Moving Medicaid to a block-grant program could cut federal spending by $150 billion over five years, while switching to a per capita cap model would trim costs by $110 billion, according to an analysis from Avalere Health. But states, particularly those that expanded Medicaid through the Affordable Care Act (ACA), could see shrinking federal dollars under either scenario, which could prompt them to cut enrollment, limit benefits, or reduce payment rates to providers and insurance carriers.
Republican lawmakers have long advocated per capita Medicaid financing or block grants. Both Tom Price, M.D. — who was confirmed Feb. 10 as HHS secretary — and House Speaker Paul Ryan (R-Wis.) have highlighted block grants as the centerpiece of a reformed Medicaid program.
Block grants start with a fixed base-year spending amount, and it’s the state’s job to manage the program within that amount. In a per capita cap model, a fixed amount is paid to the state for each enrollee. Per capita caps are flexible and likely would be more palatable to states than block grants. A per capita cap model, for example, would make it easier for states to respond to economic fluctuations, such as a recession, and cover more people. But states that spend more per beneficiary than other states will fare worse under per capita caps. Block grants, by contrast, constrain both spending growth and enrollment growth and would lead to more severe cuts than per capita caps. States that experience large increases in enrollment will struggle in a block grant scenario, according to Avalere.
While 31 states expanded their Medicaid program, 19 did not. In 2016, expansion states received close to $60 billion in federal funding to cover the cost of services for expansion adults. Caroline Pearson, senior vice president at Avalere, says it’s too soon to know how lawmakers would determine funding for non-expansion states. The federal government could boost overall Medicaid funding and give non-expansion states the money they would have received had they expanded the program. But that very improbable solution would dramatically boost federal spending.

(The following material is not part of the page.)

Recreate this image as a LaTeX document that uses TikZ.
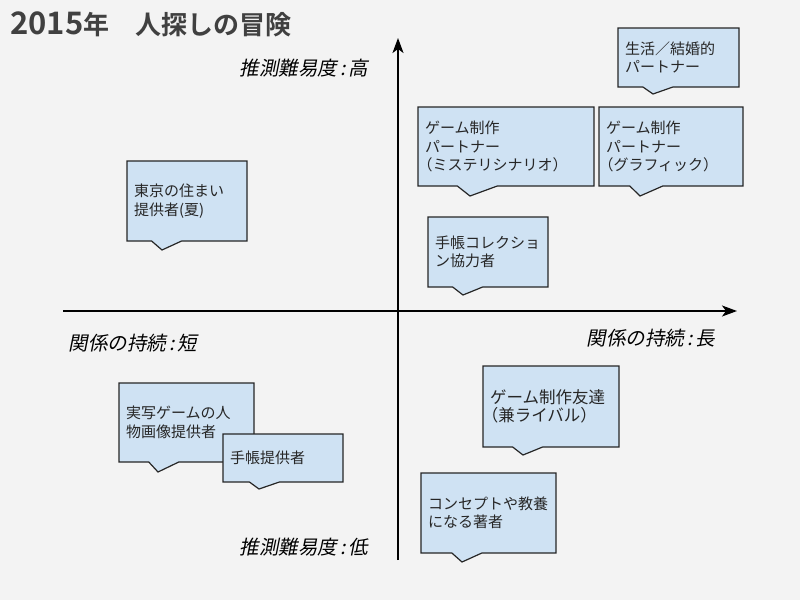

What’s more likely is a redistribution of federal Medicaid dollars. While that would mean more federal money for non-expansion states, expansion states could face budget gaps, Pearson says.
A report released by Milliman Feb. 9 notes that funding growth for block grants likely wouldn’t be tied directly to the complex factors that drive spending growth in the program. The gross domestic product (GDP) has been discussed as a potential growth rate, but that might not reflect trends in aggregate future medical costs, according to the report. Although the per capita cap system is designed to allow for adjustments in funding as enrollment grows, it is not yet known whether the growth methodology would account for changes in factors such as the mix of members enrolled in Medicaid, the Milliman paper notes.
About 75% of Medicaid beneficiaries are already enrolled in managed care. But capping the program could shift the remaining 25% into private plans, which offer states better budget predictability. “There’s an immediate opportunity [for carriers], but there definitely will be downward pressure on capitation rates over time or reduction in overall program enrollment. It really depends on the state,” Pearson says. Managed care companies in states such as California and New York, which have relied on managed care for years, could see more downside risk in terms of lower enrollment and lower payment.
Adapted from the 2/13/17 issue of AIS’s Health Plan Week.